We do not have an estimate even of the number of millions, many, many of them children.
A bare handful of years into their recovery from what they call the "American war", they were invaded by China, after they chose to end the horror of the Cambodian genocide with their own military intervention.
And yet years of economic recovery later little Vietnam today is now one of Australia's closer Asian allies; we signed a strategic partnership just last year.
Today Australians help clear mines where once we laid them.
Young Australians travel to Vietnam as tourists, where our country once forced them to go as soldiers.
Australians welcomed Vietnamese refugees with more or less open arms, people who were left on the wrong side of a lost conflict and needed our help.
In my opinion the two countries have managed the sort of maturity, both on the level of individuals and of policy that would have prevented all that horror in the first place if brought to bear before hand.
On both sides of that fence, the policy and process of compassion has been driven above all by veterans of the conflict.
Veterans have even developed "friendship clubs"; on the 50th anniversary of Long Tan, both sides commemorated the bloodbath battle over a beer.
On this Vietnam Veterans' Day we should certainly remember the suffering and sacrifice of those who went to fight this horrendous conflict. None knows the cost of war better than they.

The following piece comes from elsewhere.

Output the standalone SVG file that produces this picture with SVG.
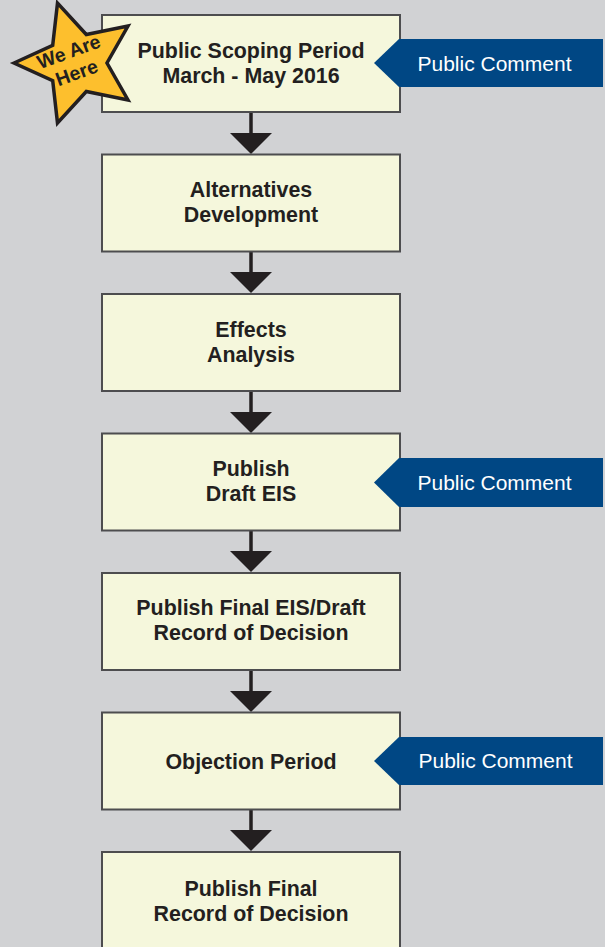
<svg xmlns="http://www.w3.org/2000/svg" width="605" height="947" viewBox="0 0 605 947">
<style>
.bg{fill:#d1d2d4}
.box{fill:#f5f7dc;stroke:#4d4d4f;stroke-width:2}
.t{font-family:"Liberation Sans",Arial,sans-serif;font-weight:bold;font-size:21.4px;fill:#231f20;text-anchor:middle}
.tab{fill:#004784}
.tt{font-family:"Liberation Sans",Arial,sans-serif;font-size:21px;fill:#ffffff;text-anchor:middle}
.ln{stroke:#231f20;stroke-width:3.5;fill:none}
.hd{fill:#231f20}
.star{fill:#fdbf2d;stroke:#231f20;stroke-width:3.5;stroke-linejoin:miter}
.st{font-family:"Liberation Sans",Arial,sans-serif;font-weight:bold;font-size:19.5px;fill:#231f20;text-anchor:middle}
</style>
<rect class="bg" x="0" y="0" width="605" height="947"/>
<g id="connectors">
<line class="ln" x1="251" y1="112" x2="251" y2="134"/><polygon class="hd" points="230,133 272,133 251,154"/>
<line class="ln" x1="251" y1="251" x2="251" y2="273"/><polygon class="hd" points="230,272 272,272 251,293"/>
<line class="ln" x1="251" y1="391" x2="251" y2="413"/><polygon class="hd" points="230,412 272,412 251,433"/>
<line class="ln" x1="251" y1="530" x2="251" y2="552"/><polygon class="hd" points="230,551 272,551 251,572"/>
<line class="ln" x1="251" y1="670" x2="251" y2="692"/><polygon class="hd" points="230,691 272,691 251,712"/>
<line class="ln" x1="251" y1="809" x2="251" y2="831"/><polygon class="hd" points="230,830 272,830 251,851"/>
</g>
<g id="n1"><rect class="box" x="102" y="15" width="298" height="97"/><text class="t" x="251" y="58">Public Scoping Period</text><text class="t" x="251" y="83">March - May 2016</text></g>
<g id="n2"><rect class="box" x="102" y="154.5" width="298" height="97"/><text class="t" x="251" y="197">Alternatives</text><text class="t" x="251" y="222">Development</text></g>
<g id="n3"><rect class="box" x="102" y="294" width="298" height="97"/><text class="t" x="251" y="337">Effects</text><text class="t" x="251" y="362">Analysis</text></g>
<g id="n4"><rect class="box" x="102" y="433.5" width="298" height="97"/><text class="t" x="251" y="476">Publish</text><text class="t" x="251" y="501">Draft EIS</text></g>
<g id="n5"><rect class="box" x="102" y="573" width="298" height="97"/><text class="t" x="251" y="615">Publish Final EIS/Draft</text><text class="t" x="251" y="640">Record of Decision</text></g>
<g id="n6"><rect class="box" x="102" y="712.5" width="298" height="97"/><text class="t" x="251" y="769">Objection Period</text></g>
<g id="n7"><rect class="box" x="102" y="852" width="298" height="100"/><text class="t" x="251" y="896">Publish Final</text><text class="t" x="251" y="921">Record of Decision</text></g>
<g id="c1"><polygon class="tab" points="374,63 399,39 603,39 603,87 399,87"/><text class="tt" x="494.5" y="70.5">Public Comment</text></g>
<g id="c2"><polygon class="tab" points="374,482.5 399,458 603,458 603,507 399,507"/><text class="tt" x="494.5" y="489.5">Public Comment</text></g>
<g id="c3"><polygon class="tab" points="374,761 399,737 603,737 603,785 399,785"/><text class="tt" x="495.5" y="768">Public Comment</text></g>
<g id="star"><polygon class="star" points="14,63 52.7,45.4 57.5,3.1 86.3,34.5 128,26 107,63 128,100 86.3,91.5 57.5,122.9 52.7,80.6"/>
<text class="st" transform="rotate(-20 71 58)" x="71" y="58">We Are</text>
<text class="st" transform="rotate(-20 79 79)" x="79" y="79">Here</text></g>
</svg>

But look across the world, from a worryingly unstable Eastern Europe, to a violent unjust crackdown by the Chinese state against people they claim to govern in Hong Kong.
From a US president needlessly rattling the sabre worldwide to an Australian government that continues to mistreat refugees including children.
To my mind we should definitely be seeking to find lessons from the compassion our two people - and their veterans.
Lest we forget the lessons they teach us.